How the protein structures are found

For each variant in the input, the Link Variants to 3D Protein Structure tool does the following, to prepare output for the "Link to 3D Protein Structure" column in the output variant track:

  1. Evaluate if the variant is found inside a CDS region. Otherwise the following is returned for the variant: (outside CDS regions).
  2. If the variant is in a CDS region, translate the reference sequence of the impacted gene into an amino acid sequence and evaluate if the variant can be expected to have an effect on protein structure that can be visualized. Overlapping genes (common in prokaryotic genomes) with different reading frames may cover a given variation, in which case multiple protein sequences will be considered.

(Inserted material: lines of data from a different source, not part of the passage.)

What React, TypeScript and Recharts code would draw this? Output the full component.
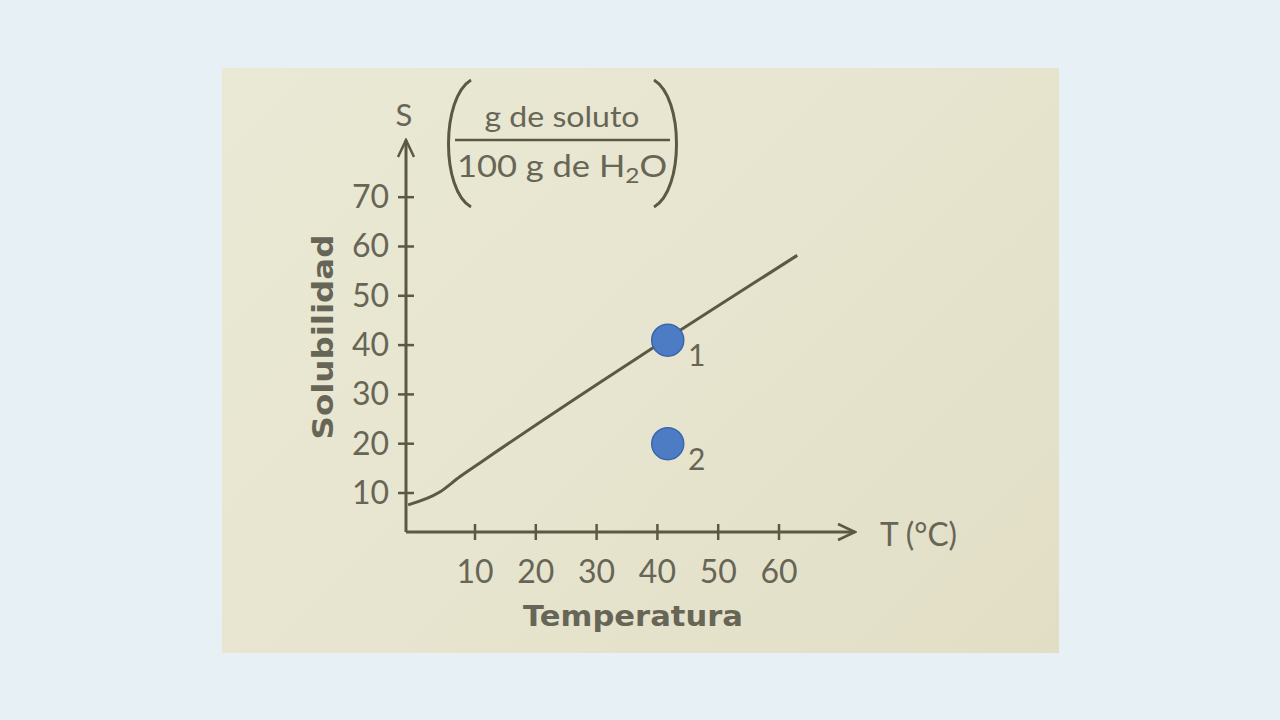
import React from 'react';
import { ComposedChart, Line, Scatter, XAxis, YAxis } from 'recharts';

// solubility curve (T in °C, S in g / 100 g H2O)
const curveT = [-1.0, 4.2, 7.5, 10.8, 63.0];
const curveS = [7.6, 10.2, 13.3, 16.1, 58.2];

// marked solutions
const pointT = [41.7, 41.7];
const pointS = [41.0, 20.0];
const pointLabels = ['1', '2'];

const xTicks = [10, 20, 30, 40, 50, 60];
const yTicks = [10, 20, 30, 40, 50, 60, 70];

const curveData = curveT.map((t, i) => ({ t, s: curveS[i] }));
const pointData = pointT.map((t, i) => ({ t, s: pointS[i], label: pointLabels[i] }));

const INK = '#5b5944';
const TEXT = '#676556';
const FONT = 'Lato, "Open Sans", sans-serif';
const BOLD = '"DejaVu Sans", Lato, sans-serif';

function XTick(props: any) {
  const { x, y, payload } = props;
  return (
    <g>
      <line x1={x} x2={x} y1={y - 8} y2={y + 8} stroke={INK} strokeWidth={2.5} />
      <text x={x} y={y + 51} textAnchor="middle" fill={TEXT} fontFamily={FONT} fontSize={32}>
        {payload.value}
      </text>
    </g>
  );
}

function YTick(props: any) {
  const { x, y, payload } = props;
  return (
    <g>
      <line x1={x - 8} x2={x + 8} y1={y} y2={y} stroke={INK} strokeWidth={2.5} />
      <text x={x - 17} y={y + 11} textAnchor="end" fill={TEXT} fontFamily={FONT} fontSize={32}>
        {payload.value}
      </text>
    </g>
  );
}

function Dot(props: any) {
  const { cx, cy, payload } = props;
  return (
    <g>
      <circle cx={cx} cy={cy} r={16} fill="#4d7cc4" stroke="#3a66ad" strokeWidth={1.5} />
      <text x={cx + 29} y={cy + 26} textAnchor="middle" fill={TEXT} fontFamily={FONT} fontSize={30}>
        {payload.label}
      </text>
    </g>
  );
}

export default function App() {
  return (
    <div
      style={{
        position: 'absolute',
        left: 0,
        top: 0,
        width: 1280,
        height: 720,
        overflow: 'hidden',
        background: '#e7f0f4',
      }}
    >
      <svg width={0} height={0} style={{ position: 'absolute' }}>
        <defs>
          <marker
            id="arrowHead"
            viewBox="0 0 20 20"
            refX={18}
            refY={10}
            markerWidth={20}
            markerHeight={20}
            markerUnits="userSpaceOnUse"
            orient="auto-start-reverse"
          >
            <path d="M1,2 L18,10 L1,18" fill="none" stroke={INK} strokeWidth={2.5} />
          </marker>
        </defs>
      </svg>

      {/* the scanned page */}
      <div
        style={{
          position: 'absolute',
          left: 222,
          top: 68,
          width: 837,
          height: 585,
          background: 'linear-gradient(135deg, #eae9d5 0%, #e7e5cf 50%, #e2dec6 100%)',
        }}
      />

      <div style={{ position: 'absolute', left: 0, top: 0 }}>
        <ComposedChart
          width={1280}
          height={720}
          margin={{ top: 140, right: 425, bottom: 158, left: 366 }}
        >
          <XAxis
            dataKey="t"
            type="number"
            domain={[-1.35, 72.5]}
            ticks={xTicks}
            allowDataOverflow
            height={30}
            tickSize={0}
            tickMargin={0}
            tickLine={false}
            tick={<XTick />}
            axisLine={{ stroke: INK, strokeWidth: 3, markerEnd: 'url(#arrowHead)' }}
          />
          <YAxis
            dataKey="s"
            type="number"
            domain={[2.09, 81.6]}
            ticks={yTicks}
            allowDataOverflow
            width={40}
            tickSize={0}
            tickMargin={0}
            tickLine={false}
            tick={<YTick />}
            axisLine={{ stroke: INK, strokeWidth: 3, markerStart: 'url(#arrowHead)' }}
          />
          <Line
            data={curveData}
            dataKey="s"
            type="monotone"
            stroke={INK}
            strokeWidth={3}
            dot={false}
            isAnimationActive={false}
          />
          <Scatter data={pointData} dataKey="s" shape={<Dot />} isAnimationActive={false} />
        </ComposedChart>
      </div>

      {/* axis captions and unit */}
      <svg width={1280} height={720} style={{ position: 'absolute', left: 0, top: 0 }}>
        <text x={404} y={126} textAnchor="middle" fill={TEXT} fontFamily={FONT} fontSize={31}>
          S
        </text>
        <path d="M471,80 C441,98 441,190 471,207" fill="none" stroke={INK} strokeWidth={3} />
        <path d="M654,80 C684,98 684,190 654,207" fill="none" stroke={INK} strokeWidth={3} />
        <text
          x={562}
          y={127}
          textAnchor="middle"
          fill={TEXT}
          fontFamily={FONT}
          fontSize={28}
          textLength={155}
          lengthAdjust="spacingAndGlyphs"
        >
          g de soluto
        </text>
        <line x1={455} x2={670} y1={140} y2={140} stroke={INK} strokeWidth={2.5} />
        <text
          x={562}
          y={177}
          textAnchor="middle"
          fill={TEXT}
          fontFamily={FONT}
          fontSize={31}
          textLength={210}
          lengthAdjust="spacingAndGlyphs"
        >
          100 g de H<tspan fontSize={22} dy={6}>2</tspan>
          <tspan dy={-6}>O</tspan>
        </text>
        <text
          x={880}
          y={546}
          fill={TEXT}
          fontFamily={FONT}
          fontSize={32}
          textLength={77}
          lengthAdjust="spacingAndGlyphs"
        >
          T (°C)
        </text>
        <text
          x={633}
          y={626}
          textAnchor="middle"
          fill={TEXT}
          fontFamily={BOLD}
          fontWeight="bold"
          fontSize={29}
          textLength={220}
          lengthAdjust="spacingAndGlyphs"
        >
          Temperatura
        </text>
        <text
          x={0}
          y={0}
          transform="translate(333,337) rotate(-90)"
          textAnchor="middle"
          fill={TEXT}
          fontFamily={BOLD}
          fontWeight="bold"
          fontSize={29}
          textLength={205}
          lengthAdjust="spacingAndGlyphs"
        >
          Solubilidad
        </text>
      </svg>
    </div>
  );
}
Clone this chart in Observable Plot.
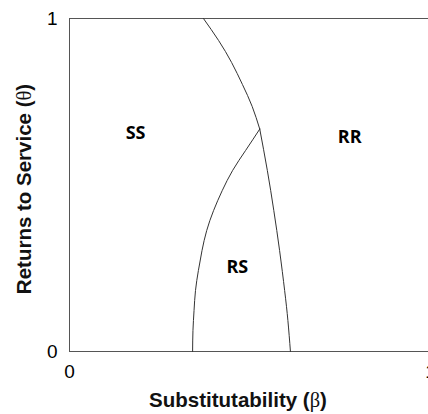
<!DOCTYPE html>
<html>
<head>
<meta charset="utf-8">
<script src="https://cdn.jsdelivr.net/npm/d3@7"></script>
<script src="https://cdn.jsdelivr.net/npm/@observablehq/plot@0.6"></script>
<style>
  html, body { margin: 0; padding: 0; background: #fff; overflow: hidden; }
  #chart svg { display: block; }
</style>
</head>
<body>
<div id="chart"></div>
<script>
// Boundary curves (beta, theta)
const boundarySS_RR = [
  {beta: 0.371, theta: 1.000}, {beta: 0.413, theta: 0.934}, {beta: 0.449, theta: 0.868},
  {beta: 0.479, theta: 0.802}, {beta: 0.506, theta: 0.736}, {beta: 0.527, theta: 0.668}
];
const boundaryRS_RR = [
  {beta: 0.527, theta: 0.668}, {beta: 0.548, theta: 0.544}, {beta: 0.566, theta: 0.423},
  {beta: 0.582, theta: 0.303}, {beta: 0.596, theta: 0.183}, {beta: 0.605, theta: 0.093},
  {beta: 0.612, theta: 0.000}
];
const boundarySS_RS = [
  {beta: 0.527, theta: 0.668}, {beta: 0.488, theta: 0.604}, {beta: 0.452, theta: 0.544},
  {beta: 0.423, theta: 0.483}, {beta: 0.399, theta: 0.423}, {beta: 0.380, theta: 0.363},
  {beta: 0.367, theta: 0.303}, {beta: 0.357, theta: 0.243}, {beta: 0.349, theta: 0.183},
  {beta: 0.345, theta: 0.123}, {beta: 0.342, theta: 0.063}, {beta: 0.341, theta: 0.000}
];
const regionLabels = [
  {beta: 0.183, theta: 0.655, label: "SS"},
  {beta: 0.776, theta: 0.643, label: "RR"},
  {beta: 0.465, theta: 0.252, label: "RS"}
];
const xTicks = [0, 1];
const yTicks = [0, 1];
const xTitle = "Substitutability (β)";
const yTitle = "Returns to Service (θ)";

const curveStyle = {x: "beta", y: "theta", stroke: "#333", strokeWidth: 1, curve: "natural"};

const chart = Plot.plot({
  width: 428,
  height: 414,
  marginLeft: 69,
  marginRight: -2,
  marginTop: 18,
  marginBottom: 63,
  x: {domain: [0, 1]},
  y: {domain: [0, 1]},
  style: {fontFamily: "'Liberation Sans', Arial, sans-serif", background: "#fff", color: "#000"},
  marks: [
    Plot.ruleX([0], {stroke: "#555", strokeWidth: 1}),
    Plot.ruleY([0, 1], {stroke: "#555", strokeWidth: 1}),
    Plot.line(boundarySS_RR, curveStyle),
    Plot.line(boundaryRS_RR, curveStyle),
    Plot.line(boundarySS_RS, curveStyle),
    Plot.text(regionLabels, {x: "beta", y: "theta", text: "label", fontFamily: "'Open Sans', sans-serif",
      fontWeight: "bold", fontSize: 18, fill: "#000"}),
    Plot.axisX({ticks: xTicks, tickSize: 0, tickPadding: 13, fontSize: 19, label: null, tickFormat: d => String(d)}),
    Plot.axisY({ticks: yTicks, tickSize: 0, tickPadding: 12, fontSize: 19, label: null, tickFormat: d => String(d)}),
    Plot.text([xTitle], {text: d => d, frameAnchor: "bottom", dy: 55, dx: -12, lineAnchor: "bottom",
      textAnchor: "middle", fontWeight: "bold", fontSize: 20.5, fill: "#111"}),
    Plot.text([yTitle], {text: d => d, frameAnchor: "left", dx: -39, dy: 4, rotate: -90, lineAnchor: "bottom",
      textAnchor: "middle", fontWeight: "bold", fontSize: 20.5, fill: "#111"})
  ]
});
document.getElementById("chart").appendChild(chart);

// Render Greek letters in a serif, non-bold face like the original
d3.select(chart).selectAll("text").each(function() {
  const t = d3.select(this);
  const s = t.text();
  const m = s.match(/^(.*\()([βθ])(\))$/);
  if (!m) return;
  t.text(null);
  t.append("tspan").text(m[1]);
  t.append("tspan").attr("font-family", "'Liberation Serif', 'DejaVu Serif', serif")
    .attr("font-weight", "normal").text(m[2]);
  t.append("tspan").text(m[3]);
});
</script>
</body>
</html>
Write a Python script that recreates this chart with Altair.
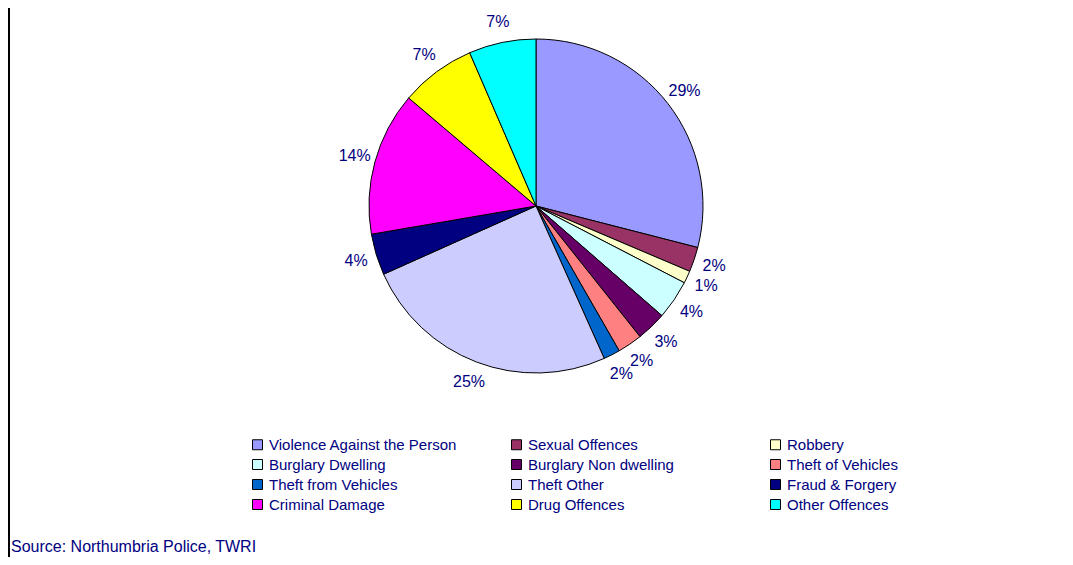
import altair as alt
import pandas as pd

categories = [
    "Violence Against the Person", "Sexual Offences", "Robbery",
    "Burglary Dwelling", "Burglary Non dwelling", "Theft of Vehicles",
    "Theft from Vehicles", "Theft Other", "Fraud & Forgery",
    "Criminal Damage", "Drug Offences", "Other Offences",
]
shares = [29.0, 2.4, 1.2, 3.8, 2.9, 2.4, 1.6, 25.0, 4.0, 13.9, 7.3, 6.5]
labels = ["29%", "2%", "1%", "4%", "3%", "2%", "2%", "25%", "4%", "14%", "7%", "7%"]
colors = ["#9999FF", "#993366", "#FFFFCC", "#CCFFFF", "#660066", "#FF8080",
          "#0066CC", "#CCCCFF", "#000080", "#FF00FF", "#FFFF00", "#00FFFF"]
source_text = "Source: Northumbria Police, TWRI"

FONT = "Liberation Sans"
NAVY = "#000080"

df = pd.DataFrame({
    "category": categories,
    "share": shares,
    "label": labels,
    "idx": list(range(len(categories))),
})

cx, cy = 528, 198

base = alt.Chart(df).encode(
    theta=alt.Theta("share:Q", stack=True),
    order=alt.Order("idx:Q"),
    x=alt.value(cx),
    y=alt.value(cy),
)

pie = base.mark_arc(outerRadius=167, stroke="black", strokeWidth=1).encode(
    color=alt.Color(
        "category:N",
        scale=alt.Scale(domain=categories, range=colors),
        legend=alt.Legend(
            title=None,
            orient="none",
            direction="horizontal",
            legendX=242,
            legendY=429,
            columns=3,
            gridAlign="all",
            columnPadding=51,
            rowPadding=4,
            symbolType="square",
            symbolSize=100,
            symbolStrokeColor="black",
            symbolStrokeWidth=1,
            symbolOpacity=1,
            labelFont=FONT,
            labelFontSize=15,
            labelColor=NAVY,
            labelLimit=400,
            labelOffset=4,
        ),
    ),
)

text = base.mark_text(radius=188, font=FONT, fontSize=16, color=NAVY,
                      align="center", baseline="middle").encode(
    text="label:N"
)

src = alt.Chart(alt.Data(values=[{"t": source_text}])).mark_text(
    font=FONT, fontSize=16, color=NAVY, align="left", baseline="middle"
).encode(text="t:N", x=alt.value(3), y=alt.value(539))

border = alt.Chart(alt.Data(values=[{"a": 1}])).mark_rule(
    color="black", strokeWidth=2
).encode(x=alt.value(1), y=alt.value(0), y2=alt.value(549))

chart = alt.layer(pie, text, src, border).properties(
    width=1057, height=549, autosize=alt.AutoSizeParams(type="none"),
    padding=0, background="white",
).configure_view(stroke=None)

chart.save("out.html", embed_options={"renderer": "svg", "actions": False})
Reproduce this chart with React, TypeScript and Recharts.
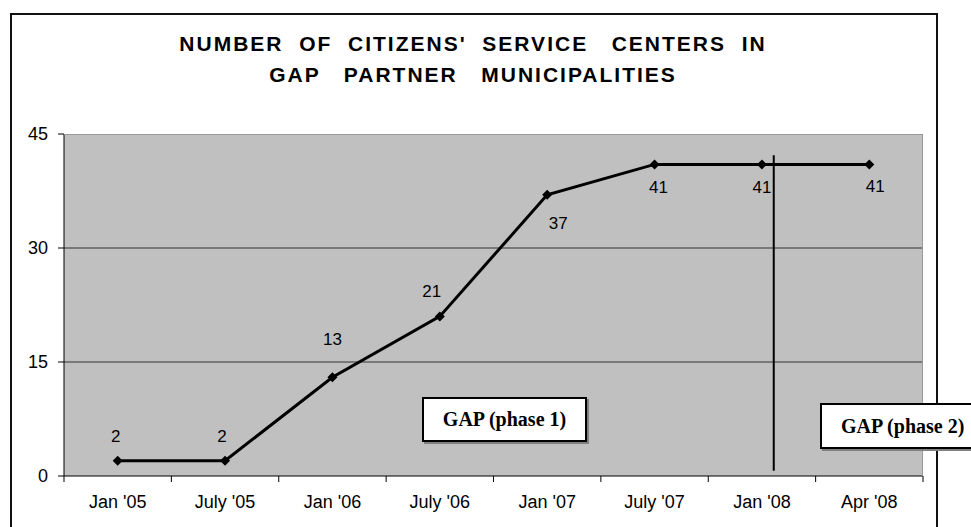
import { LineChart, Line, XAxis, YAxis, CartesianGrid, ReferenceLine, LabelList } from 'recharts';

const categories = ["Jan '05", "July '05", "Jan '06", "July '06", "Jan '07", "July '07", "Jan '08", "Apr '08"];
const centers = [2, 2, 13, 21, 37, 41, 41, 41];
const yTicks = [0, 15, 30, 45];
const titleLines = ["NUMBER  OF  CITIZENS'  SERVICE   CENTERS  IN", "GAP   PARTNER   MUNICIPALITIES"];
const phaseLabels = ['GAP (phase 1)', 'GAP (phase 2)'];
// phase 2 starts a little after Jan '08 (fraction of a category step)
const phaseSplitAfter = "Jan '08";
const phaseSplitShift = 0.11;

// label offsets (dx, dy) for each point's value
const labelOffsets: [number, number][] = [
  [-2, -24], [-3, -24], [0, -38], [-8, -25], [11, 29], [4, 23], [0, 23], [6, 22],
];

const W = 971;
const H = 527;
const PLOT_LEFT = 64;
const PLOT_RIGHT = 923;
const PLOT_TOP = 134;
const AXIS_Y = 476;
const BAND = (PLOT_RIGHT - PLOT_LEFT) / categories.length;

const data = categories.map((month, i) => ({ month, centers: centers[i] }));

const FONT = '"Liberation Sans", Arial, sans-serif';

function XTick(props: any) {
  const { x, payload, index } = props;
  const half = BAND / 2;
  return (
    <g>
      <line x1={x - half} x2={x - half} y1={AXIS_Y} y2={AXIS_Y + 6} stroke="#000" />
      {index === categories.length - 1 && (
        <line x1={x + half} x2={x + half} y1={AXIS_Y} y2={AXIS_Y + 6} stroke="#000" />
      )}
      <text x={x} y={AXIS_Y + 26} textAnchor="middle" dominantBaseline="central" fontSize={18} fontFamily={FONT} fill="#000">
        {payload.value}
      </text>
    </g>
  );
}

function Diamond(props: any) {
  const { cx, cy } = props;
  if (cx == null || cy == null) return null;
  return <polygon points={`${cx},${cy - 5} ${cx + 5},${cy} ${cx},${cy + 5} ${cx - 5},${cy}`} fill="#000" />;
}

function ValueLabel(props: any) {
  const { x, y, value, index } = props;
  const [dx, dy] = labelOffsets[index] || [0, -24];
  return (
    <text x={x + dx} y={y + dy} textAnchor="middle" dominantBaseline="central" fontSize={17} fontFamily={FONT} fill="#000">
      {value}
    </text>
  );
}

function PhaseLine(props: any) {
  const { x1, y1, x2, y2 } = props;
  const dx = BAND * phaseSplitShift;
  return <line x1={x1 + dx} x2={x2 + dx} y1={y1} y2={y2} stroke="#000" strokeWidth={2} />;
}

const boxStyle: React.CSSProperties = {
  position: 'absolute',
  background: '#fff',
  border: '2px solid #000',
  boxShadow: '2px 2px 0 #808080',
  boxSizing: 'border-box',
  display: 'flex',
  alignItems: 'center',
  justifyContent: 'center',
  fontFamily: '"Liberation Serif", "Times New Roman", serif',
  fontWeight: 'bold',
  fontSize: 20,
  color: '#000',
};

export default function App() {
  return (
    <div style={{ position: 'absolute', left: 0, top: 0, width: W, height: H, overflow: 'hidden', background: '#fff' }}>
      <LineChart
        width={W}
        height={H}
        data={data}
        margin={{ top: PLOT_TOP, right: W - PLOT_RIGHT, bottom: 0, left: 4 }}
      >
        <CartesianGrid fill="#C0C0C0" vertical={false} stroke="#333" horizontalValues={[15, 30]} />
        <XAxis
          dataKey="month"
          height={H - AXIS_Y}
          padding={{ left: BAND / 2, right: BAND / 2 }}
          tickLine={false}
          axisLine={{ stroke: '#000' }}
          tick={<XTick />}
          interval={0}
        />
        <YAxis
          domain={[0, 45]}
          ticks={yTicks}
          width={PLOT_LEFT - 4}
          tickSize={6}
          tickMargin={10}
          axisLine={{ stroke: '#000' }}
          tickLine={{ stroke: '#000' }}
          tick={{ fontSize: 18, fontFamily: FONT, fill: '#000' }}
        />
        <ReferenceLine
          segment={[{ x: phaseSplitAfter, y: 42.2 }, { x: phaseSplitAfter, y: 0.7 }]}
          shape={<PhaseLine />}
        />
        <Line
          dataKey="centers"
          stroke="#000"
          strokeWidth={3}
          dot={<Diamond />}
          activeDot={false}
          isAnimationActive={false}
        >
          <LabelList dataKey="centers" content={<ValueLabel />} />
        </Line>
      </LineChart>

      {/* light plot-area edge at top and right */}
      <div
        style={{
          position: 'absolute', left: PLOT_LEFT, top: PLOT_TOP, width: PLOT_RIGHT - PLOT_LEFT,
          height: AXIS_Y - PLOT_TOP, borderTop: '1px solid #999', borderRight: '1px solid #999',
          boxSizing: 'border-box', pointerEvents: 'none',
        }}
      />

      <div
        style={{
          position: 'absolute', left: 10, top: 13, width: 928, height: 600,
          border: '2px solid #111', boxSizing: 'border-box', pointerEvents: 'none',
        }}
      />

      <div
        style={{
          position: 'absolute', left: 10, top: 28, width: 926, textAlign: 'center',
          fontFamily: FONT, fontWeight: 'bold', fontSize: 21, lineHeight: '31px',
          letterSpacing: 2, whiteSpace: 'pre', color: '#000',
        }}
      >
        {titleLines.map((t) => (
          <div key={t}>{t}</div>
        ))}
      </div>

      <div style={{ ...boxStyle, left: 422, top: 397, width: 165, height: 45 }}>{phaseLabels[0]}</div>
      <div style={{ ...boxStyle, left: 820, top: 403, width: 165, height: 46, justifyContent: 'flex-start', paddingLeft: 19 }}>
        {phaseLabels[1]}
      </div>
    </div>
  );
}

    For variants that cannot be visualized, the gene name and one of the reasons given below will be listed in the output table:

    • (nonsense) - the variant would result in a stop codon being introduced in the protein sequence.
    • (synonymous) - the variant would not change the amino acid.
    • (frame shift) - the variant would introduce a frame shift.
  3. BLAST the translated amino acid sequence (the query sequence) against the protein structure sequence database (see Download 3D Protein Structure Database) to identify structural candidates. Note that if multiple splicing variants exist, the protein structure search is based on the longest splicing variant. BLAST hits with E-value > 0.0001 are rejected and a maximum of 2500 BLAST hits are retrieved. If no hits are obtained, the gene name and the message (no PDB hits) are listed.
  4. For each BLAST hit, check if the variant is covered by the structure. For a variant resulting in one amino acid being replaced by another, the affected amino acid position should be present on the structure. For a variant resulting in amino acid insertions or deletions, the amino acids on both sides of the insertion/deletion must be present on the structure.
  5. For the BLAST hits covering the variant, rank the structures considering both structure quality and homology (see Ranking structures).
  6. Add the gene name and the description of the amino acid change to the "Link Variant to 3D Protein Structure" column in the output variant track. A link on the description gives access to a 3D view of the variant effect using the best ranked protein structure (see Create 3D visualization of variant). Note that the amino acid numbering is based on the longest CDS annotation found.